Each day I would offer up 2-3 of the largest worms to the family that had been born in the shrub by my back door now growing up all around my house.  Not wanting to make the feeding easy (or in tea party terms be seen as giving hand-outs ... and I'm not a tea party-er), I would cover the worms in dirt.

Whereas some people check their phones repeatedly, I checked my yard. I walked to the windows and I walked to the door most often finding an adult robin with a worm half her size hanging from her beak, being chased by youngsters that would gradually be fed the night crawler.

Eventually the young ones would stand by the bobbing adult modeling the way to find food.  This went on for a month. Meanwhile I the watcher would be filled with joy and relief hoping my simple efforts kept the robins alive.

Today I wonder if I unintentionally impacted the robins migratory pattern offering fat juicy night crawlers.  Did some unknown hormone fatten these words the robins fed on and draw them here again. As much as I don't like fast food, did I build a robin fast food McDawn's for the robins?  Would Rachel Carson judge me?

Two hours into Day 4:  A handful of robins bob about yet they are joined by squirrels, doves and all the usual birds.
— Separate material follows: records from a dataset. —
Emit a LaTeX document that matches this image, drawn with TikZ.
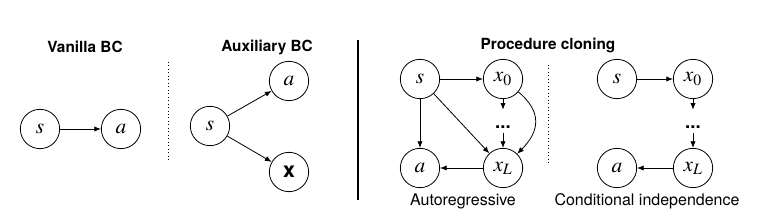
\documentclass[tikz,border=0pt]{standalone}
\usepackage{mathptmx}
\usepackage{fontspec}
\setmainfont{TeX Gyre Heros}
\usetikzlibrary{arrows.meta}

\begin{document}
\begin{tikzpicture}[x=0.75pt,y=-0.75pt,
  var/.style={circle,draw=black,line width=0.6pt,minimum size=29.5pt,inner sep=0pt,font=\fontsize{16}{16}\selectfont},
  dots/.style={inner sep=0pt,anchor=base,text height=13.9pt,text depth=3.4pt,font=\bfseries\fontsize{14}{14}\selectfont},
  edge/.style={-{Latex[length=5pt,width=4pt]},line width=0.6pt},
  title/.style={font=\bfseries\fontsize{11.5}{13}\selectfont},
  caption/.style={font=\fontsize{12}{14}\selectfont}]
  \useasboundingbox (0,0) rectangle (759,216);

  % Vanilla BC
  \node[title] (t1) at (85, 47) {Vanilla BC};
  \node[var] (s1) at (40, 129) {$s$};
  \node[var] (a1) at (121, 129) {$a$};
  \draw[edge] (s1) -- (a1);

  \draw[dotted,line width=0.6pt] (168, 62) -- (168, 160);

  % Auxiliary BC
  \node[title] (t2) at (267, 47) {Auxiliary BC};
  \node[var] (s2) at (210, 126) {$s$};
  \node[var] (a2) at (289, 81) {$a$};
  \node[var] (x2) at (289, 172) {\textbf{x}};
  \foreach \from/\to in {s2/a2, s2/x2}
    \draw[edge] (\from) -- (\to);

  \draw[line width=0.8pt] (358, 40) -- (358, 200);

  % Procedure cloning
  \node[title] (t3) at (548, 45) {Procedure cloning};

  % Autoregressive
  \node[var] (s3) at (420, 79) {$s$};
  \node[var] (x03) at (503, 79) {$x_0$};
  \node[var] (a3) at (420, 168) {$a$};
  \node[var] (xL3) at (503, 168) {$x_L$};
  \node[dots] (d3) at (503, 128.5) {...};
  \foreach \from/\to in {s3/x03, s3/a3, s3/xL3, xL3/a3, x03/d3, d3/xL3}
    \draw[edge] (\from) -- (\to);
  \draw[edge] (x03) to[out=-40,in=45,looseness=1.3] (xL3);
  \node[caption] (c3) at (463, 201) {Autoregressive};

  \draw[dotted,line width=0.6pt] (548, 65) -- (548, 165);

  % Conditional independence
  \node[var] (s4) at (617, 79) {$s$};
  \node[var] (x04) at (693, 79) {$x_0$};
  \node[var] (a4) at (617, 168) {$a$};
  \node[var] (xL4) at (693, 168) {$x_L$};
  \node[dots] (d4) at (693, 128.5) {...};
  \foreach \from/\to in {s4/x04, xL4/a4, x04/d4, d4/xL4}
    \draw[edge] (\from) -- (\to);
  \node[caption] (c4) at (647, 201) {Conditional independence};
\end{tikzpicture}
\end{document}
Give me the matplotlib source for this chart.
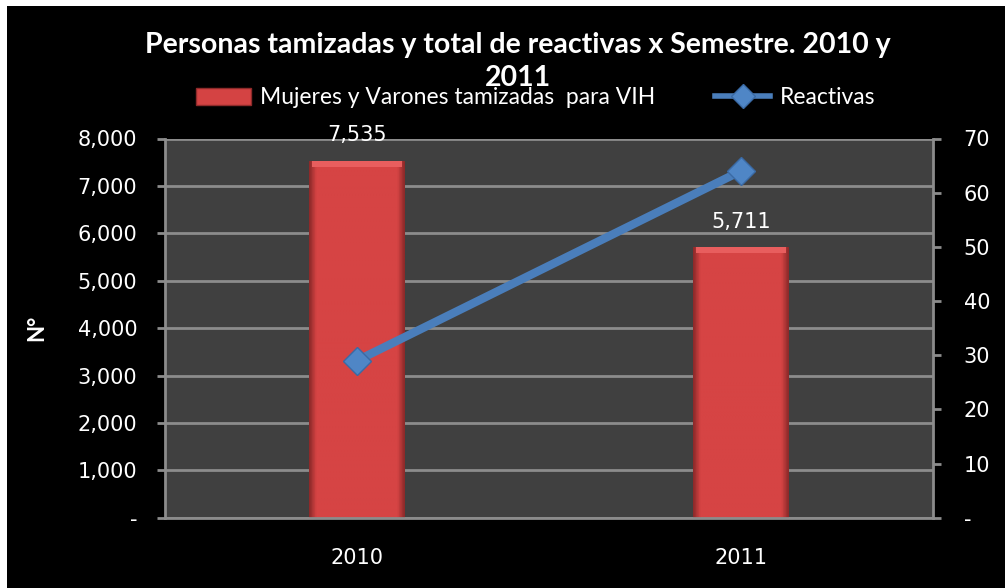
import matplotlib
matplotlib.use("Agg")
import matplotlib.pyplot as plt
import numpy as np
from matplotlib.patches import Rectangle
from matplotlib.lines import Line2D
from matplotlib.colors import LinearSegmentedColormap

categories = ["2010", "2011"]
tamizadas = [7535, 5711]
reactivas = [29, 64]
left_ticks = [0, 1000, 2000, 3000, 4000, 5000, 6000, 7000, 8000]
left_labels = ["-", "1,000", "2,000", "3,000", "4,000", "5,000", "6,000", "7,000", "8,000"]
right_ticks = [0, 10, 20, 30, 40, 50, 60, 70]
right_labels = ["-", "10", "20", "30", "40", "50", "60", "70"]
title_l1 = "Personas tamizadas y total de reactivas x Semestre. 2010 y"
title_l2 = "2011"
bar_label = "Mujeres y Varones tamizadas  para VIH"
line_label = "Reactivas"

plt.rcParams['font.family'] = ['Lato', 'DejaVu Sans']
W, H = 1005, 588
fig = plt.figure(figsize=(W/100, H/100), dpi=100)
fig.patch.set_facecolor("white")
fig.add_artist(Rectangle((7/W, 0), 1, 1 - 6/H, transform=fig.transFigure,
                         facecolor="black", edgecolor="none", zorder=-10))

ax = fig.add_axes([165/W, 1 - 517.7/H, (933-165)/W, (517.7-138.5)/H])
ax.set_facecolor("#404040")
x = np.arange(len(categories))
bw = 0.25
bars = ax.bar(x, tamizadas, width=bw, color="#D44343", zorder=2)

grad = np.linspace(0, 1, 64)
prof = np.clip(np.minimum(grad, 1 - grad) * 14, 0, 1)
cmap = LinearSegmentedColormap.from_list("bev", ["#8E2A2A", "#D64444"])
for b in bars:
    x0, y0 = b.get_x(), b.get_y()
    w, h = b.get_width(), b.get_height()
    im = ax.imshow(prof[None, :], extent=[x0, x0 + w, y0, y0 + h], aspect="auto",
                   cmap=cmap, vmin=0, vmax=1, zorder=2.1)
    im.set_clip_path(b)
    ax.add_patch(Rectangle((x0 + w*0.03, y0 + h - 130), w*0.94, 130, facecolor="#E85E5E",
                           edgecolor="none", zorder=2.2))

ax.set_xlim(-0.5, 1.5)
ax.set_ylim(0, 8000)
ax.set_yticks(left_ticks)
ax.set_yticklabels(left_labels, family="DejaVu Sans")
ax.set_xticks(x)
ax.set_xticklabels(categories, family="DejaVu Sans")
ax.yaxis.grid(True, color="#8C8C8C", linewidth=2, zorder=1)
ax.set_axisbelow(True)
for s in ["top", "right"]:
    ax.spines[s].set_visible(False)
for s in ["left", "bottom"]:
    ax.spines[s].set_color("#8C8C8C")
    ax.spines[s].set_linewidth(2)
ax.tick_params(axis="y", colors="#8C8C8C", labelcolor="white", labelsize=15,
               length=6, width=2, pad=14)
ax.tick_params(axis="x", length=0, labelcolor="white", labelsize=15, pad=22)
ax.set_ylabel("N°", color="white", fontsize=16, fontweight="bold", labelpad=22)

for xi, v in zip(x, tamizadas):
    ax.annotate(f"{v:,}", (xi, v), xytext=(0, 11), textcoords="offset points",
                ha="center", va="bottom", color="white", fontsize=15, zorder=5,
                family="DejaVu Sans")

ax2 = ax.twinx()
ax2.set_ylim(0, 70)
ax2.set_yticks(right_ticks)
ax2.set_yticklabels(right_labels, family="DejaVu Sans")
for s in ["top", "left", "bottom"]:
    ax2.spines[s].set_visible(False)
ax2.spines["right"].set_color("#8C8C8C")
ax2.spines["right"].set_linewidth(2)
ax2.tick_params(axis="y", colors="#8C8C8C", labelcolor="white", labelsize=15,
                length=6, width=2, pad=16)
ax2.plot(x, reactivas, color="#4A7EBB", linewidth=6, marker="D",
         markersize=14, markerfacecolor="#4F86C6", markeredgecolor="#3A6AA5",
         markeredgewidth=1, zorder=5, solid_capstyle="butt")

fig.text(0.515, 1 - 45/H, title_l1, ha="center", va="center", color="white",
         fontsize=20.5, fontweight="bold")
fig.text(0.515, 1 - 78/H, title_l2, ha="center", va="center", color="white",
         fontsize=20.5, fontweight="bold")

bar_handle = Rectangle((0, 0), 1, 1, facecolor="#D44343", edgecolor="#8E2A2A")
line_handle = Line2D([], [], color="#4A7EBB", linewidth=4, marker="D", markersize=12,
                     markerfacecolor="#4F86C6", markeredgecolor="#3A6AA5")
fig.legend([bar_handle, line_handle], [bar_label, line_label],
           loc="center", bbox_to_anchor=(0.533, 1 - 98/H), ncol=2, frameon=False,
           fontsize=16.5, labelcolor="white", handlelength=2.4, handleheight=0.7,
           handletextpad=0.4, columnspacing=2.6)

fig.savefig("out.png", dpi=100, facecolor=fig.get_facecolor())
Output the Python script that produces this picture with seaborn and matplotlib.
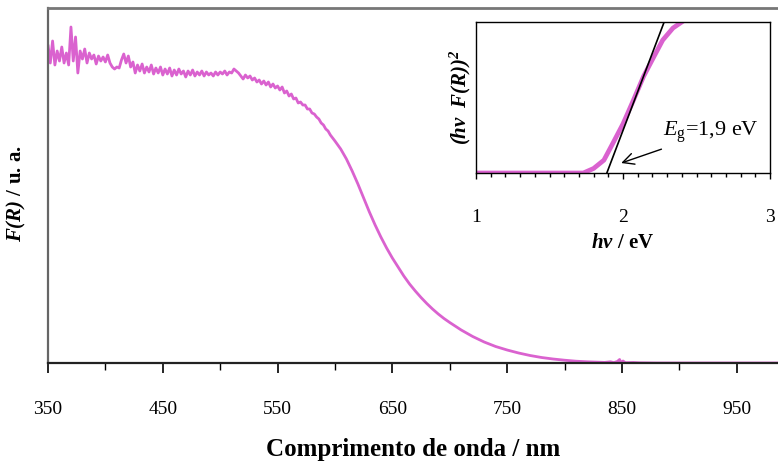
"""
Diffuse reflectance (Kubelka-Munk) spectrum with Tauc-plot inset.
"""

import pandas as pd
import matplotlib
matplotlib.use("Agg")
import matplotlib.pyplot as plt
from matplotlib.ticker import MultipleLocator, FixedLocator
import seaborn as sns

# main spectrum (arbitrary units)
# 350-598 nm sampled every 2 nm, then the smooth edge and the tail
wavelength = list(range(350, 600, 2)) + [
    600, 605, 610, 615, 620, 625, 630, 635, 640, 645, 650, 655, 660, 665,
    670, 675, 680, 685, 690, 695, 700, 710, 720, 730, 740, 750, 760, 770, 780,
    790, 800, 810, 820, 830, 835, 840, 843, 846, 848, 849, 851, 853, 860, 865,
    880, 1000]
f_r = [
    # 350-398
    318, 300, 322, 298, 312, 302, 316, 300, 310, 298, 336, 302, 326, 290, 312,
    304, 314, 300, 310, 304, 308, 299, 307, 302, 306,
    # 400-448
    301, 308, 300, 296, 294, 296, 295, 303, 309, 300, 307, 296, 301, 290, 298,
    292, 299, 290, 296, 291, 298, 289, 295, 290, 296,
    # 450-498
    288, 294, 289, 295, 287, 293, 288, 294, 289, 292, 286, 292, 288, 293, 287,
    291, 288, 292, 287, 291, 288, 290, 287, 291, 288,
    # 500-548
    291, 289, 292, 288, 291, 290, 294, 292, 290, 287, 284, 288, 285, 287, 283,
    285, 281, 283, 279, 282, 278, 281, 276, 279, 275,
    # 550-598
    277, 273, 276, 270, 272, 267, 269, 264, 265, 260, 261, 258, 258, 254, 254,
    250, 249, 246, 244, 240, 238, 234, 232, 228, 225,
    # 600-1000
    222, 214, 204, 192, 179, 165, 151, 138, 126, 115, 105, 96, 87, 79,
    72, 65.5, 59.5, 54, 49, 44.5, 40.5, 33, 26.5, 21, 16.5, 13, 10, 7.5, 5.5,
    4, 2.8, 1.8, 1.2, 0.8, 0.6, 1.2, 0.4, 1.5, 3.5, 0.5, 2, 0.3, 0.5, 0.2,
    0, 0]

# inset: Tauc plot
energy = [1.0, 1.2, 1.4, 1.6, 1.73, 1.80, 1.87, 1.93, 2.00, 2.07, 2.14, 2.21, 2.27, 2.34, 2.43, 2.50]
tauc = [0, 0, 0, 0, 0, 0.03, 0.085, 0.195, 0.325, 0.48, 0.64, 0.77, 0.88, 0.96, 1.02, 1.10]
fit_energy = [1.89, 2.28]
fit_tauc = [0, 1.0]

main_ticks = [350, 450, 550, 650, 750, 850, 950]
PINK = "#DA62CF"

sns.set_theme(style="white")
plt.rcParams["font.family"] = ["Liberation Serif", "DejaVu Serif"]
plt.rcParams["text.color"] = "black"
plt.rcParams["axes.labelcolor"] = "black"
plt.rcParams["xtick.color"] = "black"
plt.rcParams["mathtext.fontset"] = "custom"
plt.rcParams["mathtext.rm"] = "Liberation Serif"
plt.rcParams["mathtext.it"] = "Liberation Serif:italic"
plt.rcParams["mathtext.bf"] = "Liberation Serif:bold"
plt.rcParams["mathtext.bfit"] = "Liberation Serif:italic:bold"

spec = pd.DataFrame({"wl": wavelength, "F": f_r})
tp = pd.DataFrame({"E": energy, "T": tauc})

fig = plt.figure(figsize=(7.78, 4.63), dpi=100)
ax = fig.add_axes([48 / 778, 100 / 463, 1 - 48 / 778, 355 / 463])

sns.lineplot(data=spec, x="wl", y="F", color=PINK, linewidth=2.0, ax=ax)
ax.set_xlim(350, 986)
ax.set_ylim(0, 355)
ax.set_yticks([])
ax.xaxis.set_major_locator(FixedLocator(main_ticks))
ax.xaxis.set_minor_locator(FixedLocator([t + 50 for t in main_ticks]))
ax.tick_params(axis="x", which="major", direction="out", length=7, width=1.2,
               colors="black", labelsize=14, pad=20, bottom=True)
ax.tick_params(axis="x", which="minor", direction="out", length=5, width=1.0,
               colors="black", bottom=True)
ax.spines["right"].set_visible(False)
ax.spines["top"].set_color("#777777")
ax.spines["top"].set_linewidth(2)
ax.spines["left"].set_color("#666666")
ax.spines["left"].set_linewidth(1.6)
ax.spines["bottom"].set_color("#222222")
ax.spines["bottom"].set_linewidth(1.6)
ax.set_xlabel("Comprimento de onda / nm", fontsize=18, fontweight="bold")
ax.xaxis.set_label_coords(0.5, -0.21)
ax.set_ylabel(r"$\mathbfit{F(R)}$ / u. a.", fontsize=15, fontweight="bold")
ax.yaxis.set_label_coords(-0.027, 0.476)

# inset
ins = fig.add_axes([476 / 778, 290 / 463, 294 / 778, 151 / 463])
sns.lineplot(data=tp, x="E", y="T", color=PINK, linewidth=3.4, ax=ins)
ins.plot(fit_energy, fit_tauc, color="black", linewidth=1.2)
ins.set_xlim(1, 3)
ins.set_ylim(0, 1.0)
ins.set_yticks([])
ins.set_xticks([1, 2, 3])
ins.xaxis.set_minor_locator(MultipleLocator(0.1))
ins.tick_params(axis="x", which="major", direction="out", length=4, width=1.0,
                colors="black", labelsize=14, pad=22, bottom=True)
ins.tick_params(axis="x", which="minor", direction="out", length=3, width=1.0,
                colors="black", bottom=True)
for s in ins.spines.values():
    s.set_color("black")
    s.set_linewidth(1.0)
ins.set_xlabel(r"$\mathbfit{hv}$ / eV", fontsize=15, fontweight="bold", labelpad=5)
ins.set_ylabel(r"$\mathbfit{(hv\ \ F(R))^2}$", fontsize=15, labelpad=2)
ins.annotate(r"$E_{\rm g}$=1,9 eV", xy=(1.97, 0.06), xytext=(2.27, 0.27),
             fontsize=16, va="center",
             arrowprops=dict(arrowstyle="->", color="black", lw=1.0,
                             mutation_scale=20))

fig.savefig("out.png", dpi=100)
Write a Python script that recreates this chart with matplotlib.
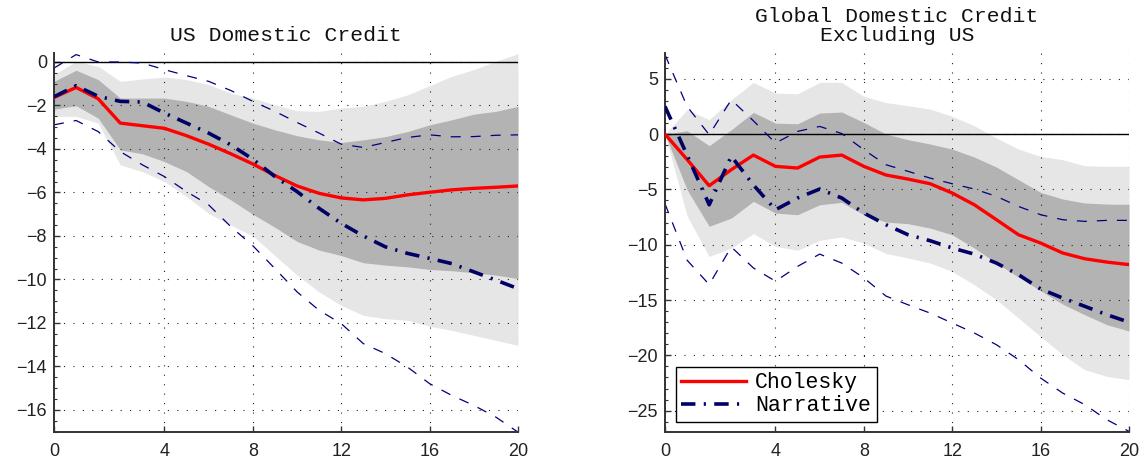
import numpy as np
import matplotlib
matplotlib.use("Agg")
import matplotlib.pyplot as plt
from matplotlib.ticker import FixedLocator, MultipleLocator

# ---------------- data ----------------
horizon = np.arange(22)
xtick_pos = [0, 5, 9, 13, 17, 21]
xtick_labels = ["0", "4", "8", "12", "16", "20"]

# US Domestic Credit
us_cholesky = [-1.63, -1.17, -1.69, -2.81, -2.93, -3.05, -3.39, -3.78, -4.22, -4.69, -5.22,
               -5.70, -6.04, -6.25, -6.34, -6.27, -6.11, -5.99, -5.88, -5.81, -5.76, -5.70]
us_narrative = [-1.60, -1.09, -1.58, -1.81, -1.84, -2.35, -2.81, -3.27, -3.81, -4.47, -5.27,
                -5.96, -6.73, -7.42, -8.00, -8.50, -8.80, -9.03, -9.27, -9.65, -10.03, -10.42]
us_narr_upper = [-0.28, 0.34, 0.00, 0.00, -0.05, -0.35, -0.63, -0.89, -1.31, -1.81, -2.27,
                 -2.78, -3.27, -3.78, -3.93, -3.70, -3.47, -3.35, -3.44, -3.43, -3.37, -3.35]
us_narr_lower = [-2.89, -2.69, -3.20, -4.12, -4.73, -5.27, -5.96, -6.57, -7.57, -8.45, -9.50,
                 -10.57, -11.42, -12.03, -12.95, -13.41, -14.03, -14.79, -15.33, -15.79, -16.33, -17.02]
us_dark_upper = [-0.89, -0.38, -0.81, -1.66, -1.66, -1.66, -1.81, -2.04, -2.43, -2.81, -3.12,
                 -3.39, -3.58, -3.70, -3.58, -3.43, -3.20, -2.89, -2.66, -2.40, -2.27, -2.04]
us_dark_lower = [-2.17, -2.01, -2.58, -4.04, -4.22, -4.58, -5.04, -5.73, -6.34, -7.00, -7.60,
                 -8.25, -8.65, -8.90, -9.23, -9.34, -9.42, -9.54, -9.60, -9.69, -9.80, -9.96]
us_light_upper = [-0.58, 0.03, -0.20, -0.89, -0.78, -0.69, -0.81, -1.04, -1.43, -1.66, -1.97,
                  -2.24, -2.27, -2.12, -2.04, -1.81, -1.51, -1.09, -0.66, -0.35, 0.03, 0.38]
us_light_lower = [-2.50, -2.50, -2.81, -4.73, -5.04, -5.50, -6.19, -6.96, -7.50, -8.00, -8.90,
                  -9.80, -10.57, -11.19, -11.65, -11.80, -11.88, -12.15, -12.34, -12.57, -12.80, -13.03]

# Global Domestic Credit Excluding US
gl_cholesky = [0.00, -2.30, -4.67, -3.22, -1.90, -2.92, -3.07, -2.08, -1.90, -2.92, -3.70,
               -4.07, -4.49, -5.33, -6.39, -7.74, -9.10, -9.85, -10.75, -11.27, -11.57, -11.80]
gl_narrative = [2.50, -1.90, -6.39, -2.00, -4.60, -6.84, -5.78, -4.97, -5.78, -7.14, -8.19,
                -9.10, -9.64, -10.30, -10.85, -11.66, -12.71, -14.00, -14.82, -15.57, -16.33, -17.00]
gl_narr_upper = [7.17, 2.50, -0.06, 3.10, 1.20, -0.81, 0.24, 0.69, 0.05, -1.42, -2.77,
                 -3.37, -3.98, -4.49, -4.97, -5.63, -6.54, -7.29, -7.74, -7.89, -7.80, -7.80]
gl_narr_lower = [-6.30, -11.40, -13.60, -10.20, -12.10, -13.30, -11.96, -10.85, -11.66, -13.00, -14.64,
                 -15.43, -16.18, -17.08, -17.98, -19.04, -20.39, -22.05, -23.41, -24.46, -25.82, -26.87]
gl_dark_upper = [0.00, 0.30, -1.05, 0.39, 1.96, 0.99, 0.93, 1.90, 1.99, 1.05, 0.00,
                 -0.51, -0.90, -1.36, -2.08, -2.98, -4.13, -5.27, -5.87, -6.23, -6.33, -6.35]
gl_dark_lower = [0.00, -5.03, -8.34, -7.59, -6.08, -7.14, -7.29, -6.39, -6.17, -7.29, -7.95,
                 -8.10, -8.50, -9.10, -10.30, -11.66, -12.93, -14.16, -15.37, -16.33, -17.23, -17.80]
gl_light_upper = [0.00, 2.20, 1.30, 3.10, 4.67, 3.70, 3.64, 4.67, 4.67, 3.40, 2.85,
                  2.56, 2.26, 1.60, 0.75, -0.36, -1.36, -2.02, -2.32, -2.86, -2.92, -2.92]
gl_light_lower = [0.00, -7.40, -11.06, -10.30, -9.00, -10.15, -10.50, -9.60, -9.30, -9.85, -10.80,
                  -11.20, -11.66, -12.41, -13.62, -14.97, -16.63, -18.29, -19.94, -21.30, -21.90, -22.20]

# ---------------- style ----------------
RED = "#ff0000"
NAVY = "#000066"
NAVY_THIN = "#000080"
LIGHT = "#e6e6e6"
DARK = "#b3b3b3"
MONO = "Liberation Mono"
SANS = "Liberation Sans"

W, H = 1147, 458
fig = plt.figure(figsize=(W / 100, H / 100), dpi=100)

ax_top = 53.3
ax_bot = 431.7
ax_w = 464
axL = fig.add_axes([54 / W, (H - ax_bot) / H, ax_w / W, (ax_bot - ax_top) / H])
axR = fig.add_axes([665 / W, (H - ax_bot) / H, ax_w / W, (ax_bot - ax_top) / H])


def draw_panel(ax, chol, narr, nup, nlo, dup, dlo, lup, llo, ylim, ymajor, yminor, title):
    ax.fill_between(horizon, llo, lup, color=LIGHT, lw=0, zorder=1)
    ax.fill_between(horizon, dlo, dup, color=DARK, lw=0, zorder=1.1)
    ax.axhline(0, color="black", lw=1.0, zorder=1.6)
    ax.plot(horizon, nup, color=NAVY_THIN, lw=0.9, ls=(0, (8, 8)), zorder=2)
    ax.plot(horizon, nlo, color=NAVY_THIN, lw=0.9, ls=(0, (8, 8)), zorder=2)
    ax.plot(horizon, chol, color=RED, lw=2.4, zorder=3, label="Cholesky")
    ax.plot(horizon, narr, color=NAVY, lw=2.6, ls=(0, (4, 2.3, 0.6, 2.3)), zorder=3,
            label="Narrative")

    ax.set_xlim(0, 21)
    ax.set_ylim(*ylim)
    ax.xaxis.set_major_locator(FixedLocator(xtick_pos))
    ax.set_xticklabels(xtick_labels)
    ax.yaxis.set_major_locator(MultipleLocator(ymajor))
    ax.yaxis.set_minor_locator(MultipleLocator(yminor))

    ax.set_axisbelow("line")
    ax.grid(True, which="major", color="#222222", lw=0.8, ls=(0, (1, 7.5)))

    for s in ("top", "right"):
        ax.spines[s].set_visible(False)
    for s in ("left", "bottom"):
        ax.spines[s].set_color("#333333")
        ax.spines[s].set_linewidth(1.4)

    ax.tick_params(axis="both", which="major", direction="in", length=4, width=1,
                   color="#333333", labelsize=13, pad=5)
    ax.tick_params(axis="x", which="major", pad=8)
    ax.tick_params(axis="y", which="minor", direction="in", length=2.5, width=0.8,
                   color="#333333")
    for lab in ax.get_xticklabels() + ax.get_yticklabels():
        lab.set_fontfamily(SANS)
        lab.set_color("#222222")

    ax.set_title(title, fontfamily=MONO, fontsize=15.4, pad=8.5, linespacing=1.05,
                 color="#111111")


draw_panel(axL, us_cholesky, us_narrative, us_narr_upper, us_narr_lower,
           us_dark_upper, us_dark_lower, us_light_upper, us_light_lower,
           (-17.0, 0.4), 2, 0.5, "US Domestic Credit")
draw_panel(axR, gl_cholesky, gl_narrative, gl_narr_upper, gl_narr_lower,
           gl_dark_upper, gl_dark_lower, gl_light_upper, gl_light_lower,
           (-26.9, 7.3), 5, 1, "Global Domestic Credit\nExcluding US")

leg = axR.legend(loc="lower left", bbox_to_anchor=(0.023, 0.026), borderaxespad=0,
                 prop={"family": MONO, "size": 15.5}, frameon=True, fancybox=False,
                 handlelength=3.0, handletextpad=0.45, labelspacing=0.1,
                 borderpad=0.25)
leg.get_frame().set_edgecolor("black")
leg.get_frame().set_linewidth(1.0)
leg.get_frame().set_alpha(1)

fig.savefig("out.png", dpi=100)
The robin chorus has been replaced by the wren who's notes are accompanied by sounds of dove and blue jay.

As I reflect upon this robin-filled week, the Soul's migration to Earth comes to mind.  I suspect we arrive at first, like the robins, having made it from afar with the idea of being one great big happy family.  There's much singing, a homecoming of sorts to be had on beautiful Earth.  Young child souls like the robins initially in my yard certainly get along much better than before they begin to grow.

As time passes as happened this week, we begin jostling and pushing seeking our equivalent of worms and nesting overcrowding certain areas, rooting out those here before us.

Over eons, this great migratory dance of Souls has unfolded as the Soul of the Universe seeks its fullest expression, a hoped-for feathered balance with Time's passing.  

Three hours into Day 4: In the brief time it's taken me to to wake up, putz, write, clean up, tinker with and post this story, the birds and squirrels at my feeder have for the most part been replaced by a handful of starlings frantically moving about the ground pecking at millet and such.

Their blackness reminds me of Mystery.

Normally I would tap on the window and send them flying.  This morning, I watch.  I am reminded of ecology, the invisible web through which we're connected, the Mystery of which we are all a part.

I watch in awe and honor these winged messengers, black, brown, red, tan, singers to my Soul informing me of the interconnected web being weaved on this spot of land I call home.

-Dawn, The Good News Muse 8 February 2013






1 comment:

Beth said...

In freezing cold NoVa near DC, 10-12 robins come to our deck for meal worms, some chest bumping, and ... sunflower meats that we toss on the deck floor. Of course the shells have been removed. This winter they are being less picky. Our bluebirds too, who are coming to a tube feeder on the deck for sunflower chips as well.

And the other birds are not bothered by the many robins: chickadees, titmice, downy woodpeckers (who are making holes in our cedar siding), many Carolina wrens - eating meal worms out of cups in little cage feeders on the ground and hung that only the smallest birds can get into, etc. Plus our wood ducks returned early, and perch on our deck railing to eat peanuts out of the covered feeders. They do this every year, but we worry about them since the small lake is frozen.